The Biological Science of Cannabis: How Marijuana Affects our Brains and Bodies
With legalization on the horizon, understanding the effects of cannabis is more important than ever.
Marijuana is about to go mainstream.
Starting on October 17, all adults aged 19 and over will be able to legally possess 30 grams of dried cannabis, or the equivalent in oil, across Canada.
While it’s no free-for-all — federal and provincial governments have already begun to roll out extensive new rules and restrictions for the sale, distribution and consumption of cannabis — this represents a big change from the blanket prohibition that has been in place since 1923.
Medical cannabis has been a legal treatment option in Canada for certain health conditions since 2001, and with the shift to full-on legalization, more consumers may be curious about the potential health benefits of cannabis.
One company with decades of experience in pharmaceutical innovation and large-scale agriculture is well-positioned to bring their research to the public.

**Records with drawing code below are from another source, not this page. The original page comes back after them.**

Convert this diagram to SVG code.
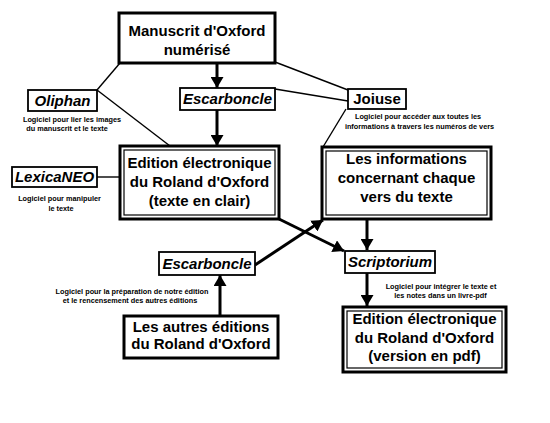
<svg xmlns="http://www.w3.org/2000/svg" width="550" height="423" viewBox="0 0 550 423">
<style>
.big{font-family:"Liberation Sans",Arial,sans-serif;font-weight:bold;font-size:15px;text-anchor:middle;fill:#000}
.lbl{font-family:"Liberation Sans",Arial,sans-serif;font-weight:bold;font-style:italic;font-size:15px;text-anchor:middle;fill:#000}
.lbln{font-family:"Liberation Sans",Arial,sans-serif;font-weight:bold;font-size:15px;text-anchor:middle;fill:#000}
.desc{font-family:"Liberation Sans",Arial,sans-serif;font-weight:bold;font-size:7.3px;text-anchor:middle;fill:#000}
.thick{fill:#fff;stroke:#000;stroke-width:3}
.inner{fill:none;stroke:#000;stroke-width:1.2}
.small{fill:#fff;stroke:#000;stroke-width:1.8}
.arr{stroke:#000;stroke-width:3;fill:none}
.thin{stroke:#000;stroke-width:1.4;fill:none}
</style>
<defs>
<marker id="ah" markerUnits="userSpaceOnUse" markerWidth="12" markerHeight="13" refX="11" refY="6.5" orient="auto">
<path d="M0,0 L11,6.5 L0,13 z" fill="#000"/>
</marker>
</defs>
<rect width="550" height="423" fill="#fff"/>
<g id="connectors">
<line class="thin" x1="97" y1="90" x2="120" y2="63"/>
<line class="thin" x1="97" y1="90" x2="170" y2="146"/>
<line class="thin" x1="97" y1="177" x2="120" y2="177"/>
<line class="thin" x1="275" y1="62" x2="348" y2="90"/>
<line class="thin" x1="275" y1="89" x2="348" y2="101"/>
<line class="thin" x1="346" y1="109" x2="323" y2="147"/>
<line class="arr" x1="217" y1="63" x2="217" y2="88" marker-end="url(#ah)"/>
<line class="arr" x1="217" y1="110" x2="217" y2="146" marker-end="url(#ah)"/>
<line class="arr" x1="367" y1="219" x2="367" y2="250" marker-end="url(#ah)"/>
<line class="arr" x1="367" y1="273" x2="367" y2="306" marker-end="url(#ah)"/>
<line class="arr" x1="220" y1="315" x2="220" y2="275" marker-end="url(#ah)"/>
<line class="arr" x1="279" y1="219" x2="344" y2="251" marker-end="url(#ah)"/>
<line class="arr" x1="255" y1="265" x2="323" y2="220" marker-end="url(#ah)"/>
</g>
<g id="manuscrit">
<rect class="thick" x="119" y="13" width="156" height="50"/>
<text class="big" x="197" y="36">Manuscrit d'Oxford</text>
<text class="big" x="197" y="55">numérisé</text>
</g>
<g id="escarboncle1">
<rect class="small" x="180" y="88" width="95" height="22"/>
<text class="lbl" x="227.5" y="104">Escarboncle</text>
</g>
<g id="oliphan">
<rect class="small" x="28" y="90" width="69" height="21"/>
<text class="lbl" x="62.5" y="106">Oliphan</text>
<text class="desc" x="72" y="122">Logiciel pour lier les images</text>
<text class="desc" x="67" y="131">du manuscrit et le texte</text>
</g>
<g id="joiuse">
<rect class="small" x="348" y="89" width="58" height="20"/>
<text class="lbln" x="377" y="104">Joiuse</text>
<text class="desc" x="418" y="119">Logiciel pour accéder aux toutes les</text>
<text class="desc" x="419.5" y="129">informations à travers les numéros de vers</text>
</g>
<g id="edition">
<rect class="thick" x="120" y="146" width="159" height="73"/>
<rect class="inner" x="124" y="150" width="151" height="65"/>
<text class="big" x="199.5" y="168">Edition électronique</text>
<text class="big" x="199.5" y="187">du Roland d'Oxford</text>
<text class="big" x="199.5" y="206">(texte en clair)</text>
</g>
<g id="lexicaneo">
<rect class="small" x="12" y="167" width="85" height="20"/>
<text class="lbl" x="54.5" y="182">LexicaNEO</text>
<text class="desc" x="59.5" y="201">Logiciel pour manipuler</text>
<text class="desc" x="61" y="211">le texte</text>
</g>
<g id="informations">
<rect class="thick" x="322" y="147" width="169" height="72"/>
<rect class="inner" x="326" y="151" width="161" height="64"/>
<text class="big" x="406.5" y="164">Les informations</text>
<text class="big" x="406.5" y="183">concernant chaque</text>
<text class="big" x="406.5" y="202">vers du texte</text>
</g>
<g id="scriptorium">
<rect class="small" x="345" y="251" width="90" height="22"/>
<text class="lbl" x="390" y="267">Scriptorium</text>
<text class="desc" x="441" y="289">Logiciel pour intégrer le texte et</text>
<text class="desc" x="440.5" y="298">les notes dans un livre-pdf</text>
</g>
<g id="escarboncle2">
<rect class="small" x="159" y="252" width="96" height="23"/>
<text class="lbl" x="207" y="269">Escarboncle</text>
<text class="desc" x="132" y="294">Logiciel pour la préparation de notre édition</text>
<text class="desc" x="130" y="303">et le rencensement des autres éditions</text>
</g>
<g id="autres">
<rect class="thick" x="124" y="316" width="154" height="42"/>
<text class="big" x="201" y="332">Les autres éditions</text>
<text class="big" x="201" y="349">du Roland d'Oxford</text>
</g>
<g id="pdf">
<rect class="thick" x="343" y="307" width="163" height="65"/>
<rect class="inner" x="347" y="311" width="155" height="57"/>
<text class="big" x="424.5" y="324">Edition électronique</text>
<text class="big" x="424.5" y="343">du Roland d'Oxford</text>
<text class="big" x="424.5" y="361">(version en pdf)</text>
</g>
</svg>
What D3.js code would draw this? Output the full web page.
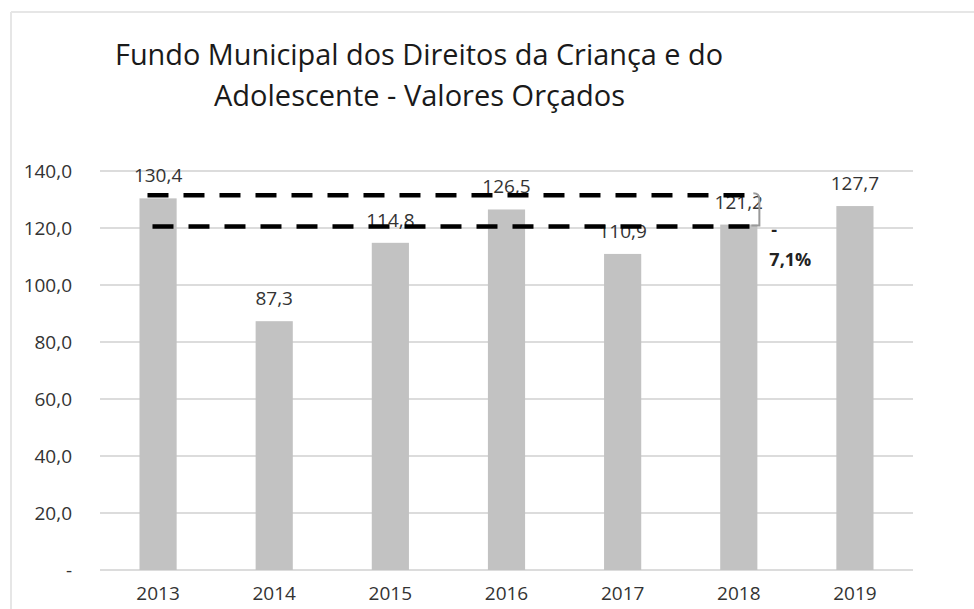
<!DOCTYPE html>
<html>
<head>
<meta charset="utf-8">
<script src="https://cdn.jsdelivr.net/npm/d3@7"></script>
<style>
  body { margin: 0; background: #fff; }
  text { font-family: "Open Sans", "Noto Sans", sans-serif; }
</style>
</head>
<body>
<div id="container"></div>
<script>
const years = ["2013", "2014", "2015", "2016", "2017", "2018", "2019"];
const values = [130.4, 87.3, 114.8, 126.5, 110.9, 121.2, 127.7];
const yTicks = [0, 20, 40, 60, 80, 100, 120, 140];
const titleLines = ["Fundo Municipal dos Direitos da Criança e do", "Adolescente - Valores Orçados"];
const refLevels = [130.4, 121.2];
const changeLabel = "7,1%";

const width = 974, height = 609;
const margin = { top: 171, bottom: 39, left: 100, right: 61 };
const fs = 19;

const svg = d3.select("#container").append("svg")
  .attr("width", width).attr("height", height);

// moldura
svg.append("line").attr("x1", 11).attr("x2", width).attr("y1", 12).attr("y2", 12)
  .attr("stroke", "#e6e6e6").attr("stroke-width", 2);
svg.append("line").attr("x1", 11).attr("x2", 11).attr("y1", 12).attr("y2", height)
  .attr("stroke", "#e6e6e6").attr("stroke-width", 2);

// título
const title = svg.append("g").attr("fill", "#1a1a1a").attr("font-size", 29);
title.append("text").attr("x", 115).attr("y", 65)
  .attr("textLength", 608).attr("lengthAdjust", "spacingAndGlyphs").text(titleLines[0]);
title.append("text").attr("x", 214).attr("y", 106)
  .attr("textLength", 411).attr("lengthAdjust", "spacingAndGlyphs").text(titleLines[1]);

// escalas
const x = d3.scaleBand().domain(years)
  .range([margin.left, width - margin.right]).paddingInner(0.68).paddingOuter(0.34);
const y = d3.scaleLinear().domain([0, 140]).range([height - margin.bottom, margin.top]);

// grade
svg.append("g").selectAll("line").data(yTicks).enter().append("line")
  .attr("x1", margin.left).attr("x2", width - margin.right)
  .attr("y1", d => y(d)).attr("y2", d => y(d))
  .attr("stroke", "#dcdcdc").attr("stroke-width", 2);

// eixo y
const yAxis = d3.axisLeft(y).tickValues(yTicks).tickSize(0).tickPadding(28)
  .tickFormat(d => d === 0 ? "-" : d3.format(".1f")(d).replace(".", ","));
const gy = svg.append("g").attr("transform", `translate(${margin.left},0)`).call(yAxis);
gy.select(".domain").remove();
gy.selectAll("text").attr("font-size", fs).attr("fill", "#333")
  .attr("font-family", "'Open Sans', sans-serif");

// eixo x
const xAxis = d3.axisBottom(x).tickSize(0).tickPadding(17);
const gx = svg.append("g").attr("transform", `translate(0,${height - margin.bottom})`).call(xAxis);
gx.select(".domain").remove();
gx.selectAll("text").attr("font-size", fs).attr("fill", "#333")
  .attr("font-family", "'Open Sans', sans-serif");

// barras
svg.append("g").selectAll("rect").data(values).enter().append("rect")
  .attr("x", (d, i) => x(years[i]))
  .attr("y", d => y(d))
  .attr("width", x.bandwidth())
  .attr("height", d => y(0) - y(d))
  .attr("fill", "#c2c2c2");

// rótulos
svg.append("g").selectAll("text").data(values).enter().append("text")
  .attr("x", (d, i) => x(years[i]) + x.bandwidth() / 2)
  .attr("y", d => y(d) - 16)
  .attr("text-anchor", "middle")
  .attr("font-size", fs).attr("fill", "#333")
  .text(d => d3.format(".1f")(d).replace(".", ","));

// linhas tracejadas de referência
const xStart = [x("2013") + 8, x("2013") + 13];
const xEnd = [x("2018") + x.bandwidth() - 4, x("2018") + x.bandwidth() + 2];
const yOff = [-3, 2];
svg.append("g").selectAll("line").data(refLevels).enter().append("line")
  .attr("x1", (d, i) => xStart[i]).attr("x2", (d, i) => xEnd[i])
  .attr("y1", (d, i) => y(d) + yOff[i]).attr("y2", (d, i) => y(d) + yOff[i])
  .attr("stroke", "#000").attr("stroke-width", 4.5)
  .attr("stroke-dasharray", "21,15");

// chave
const bx = x("2018") + x.bandwidth() + 2;
const y1 = y(refLevels[0]) - 5, y2 = y(refLevels[1]) + 1;
svg.append("path")
  .attr("d", `M${bx - 6},${y1} Q${bx},${y1} ${bx},${y1 + 6} L${bx},${y2} L${bx - 8},${y2}`)
  .attr("fill", "none").attr("stroke", "#999").attr("stroke-width", 2);

svg.append("text").attr("x", bx + 12).attr("y", y2 + 10)
  .attr("font-size", 18).attr("font-weight", "bold").attr("fill", "#222").text("-");
svg.append("text").attr("x", bx + 10).attr("y", y2 + 40)
  .attr("font-size", 18).attr("font-weight", "bold").attr("fill", "#222").text(changeLabel);
</script>
</body>
</html>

Based in Victoria, B.C., Emerald Health Therapeutics is federally licensed under Canada’s Access to Cannabis for Medical Purposes Regulations to produce and sell dried cannabis and cannabis oil for medicinal purposes.
“In the pharmaceutical industry, you look for the effectiveness and safety of [a product]. From my point of view, that’s exactly what needed to happen and still needs to happen in the cannabis industry,” says Chris Wager, CEO of Emerald Health Therapeutics.
Cannabis works with the endocannabinoid system (ECS) — a complex biological communications system that allows the brain and body to regulate a multitude of physiological and cognitive functions using naturally occurring compounds called endocannabinoids.
Endocannabinoid receptors are found throughout the body on the surfaces of cells in the brain, organs, tissues, bones and glands.
“The endocannabinoid system operates on the same idea [as insulin]. There are these endocannabinoid receptors on all of our cells, particularly in our brain, and particularly in our stomach. These cells get opened and closed by the endocannabinoid system,” says Wagner. “Why does cannabis work? It binds to this system.”
The ECS is critical to human survival, controlling how we eat, sleep, relax and recharge. In fact, the ECS plays a role in every major biological function of the human body, including but not limited to pain control, mood, memory, immune function, appetite, digestion, elimination, temperature regulation and reproduction.
So where does cannabis come in?
A class of chemicals produced in the marijuana plant — cannabinoids — mimic the body’s naturally occurring endocannabinoids. When properly used, cannabinoids may help stimulate the ECS in a therapeutic way.
For example, there’s growing clinical evidence that certain cannabinoids in cannabis (such as THC and CBD) may help alleviate nausea and vomiting resulting from cancer chemotherapy, reduce muscle spasticity and neuropathic pain associated with multiple sclerosis, help stimulate appetite in people with HIV/AIDS-related anorexia and pain and nerve damage in osteoarthritic joints.
There’s also evidence that cannabis may assist in opioid detoxification and weaning, thus making it a potential weapon in battling the current deadly opioid epidemic.
“If you remove cannabis from somebody who’s taken it for years, they don’t all of a sudden get changes in heart rate, changes in breathing, those types of things which are typically associated with physiological addiction [to opioids],” explains Wagner.
The Emerald Health Therapeutics team includes physicians, academics, financial experts, engineers and horticulturists who collectively offer more than 60 years of cannabis growing and marketing knowledge — from biotechnology, to pharmaceutical development, to commercialization.
The combination of skilled scientists and premier plant strains means Emerald operates on the cutting edge and is able to develop new cannabis varieties using plant genetics. What’s more, the company receives federal research grants, enabling its team to devote substantial resources towards research and clinical trials, leading the way for the future of medicinal cannabis.
“The scientific playbook that we’re going to use [involves] pulling the plant apart into its different cannabinoids [and] recombining those cannabinoids in novel ways with specific outcomes in mind,” says Wagner.
“We’re a small country, but 36 million people is enough to do some very, very good research with. And so, that’s pretty exciting.”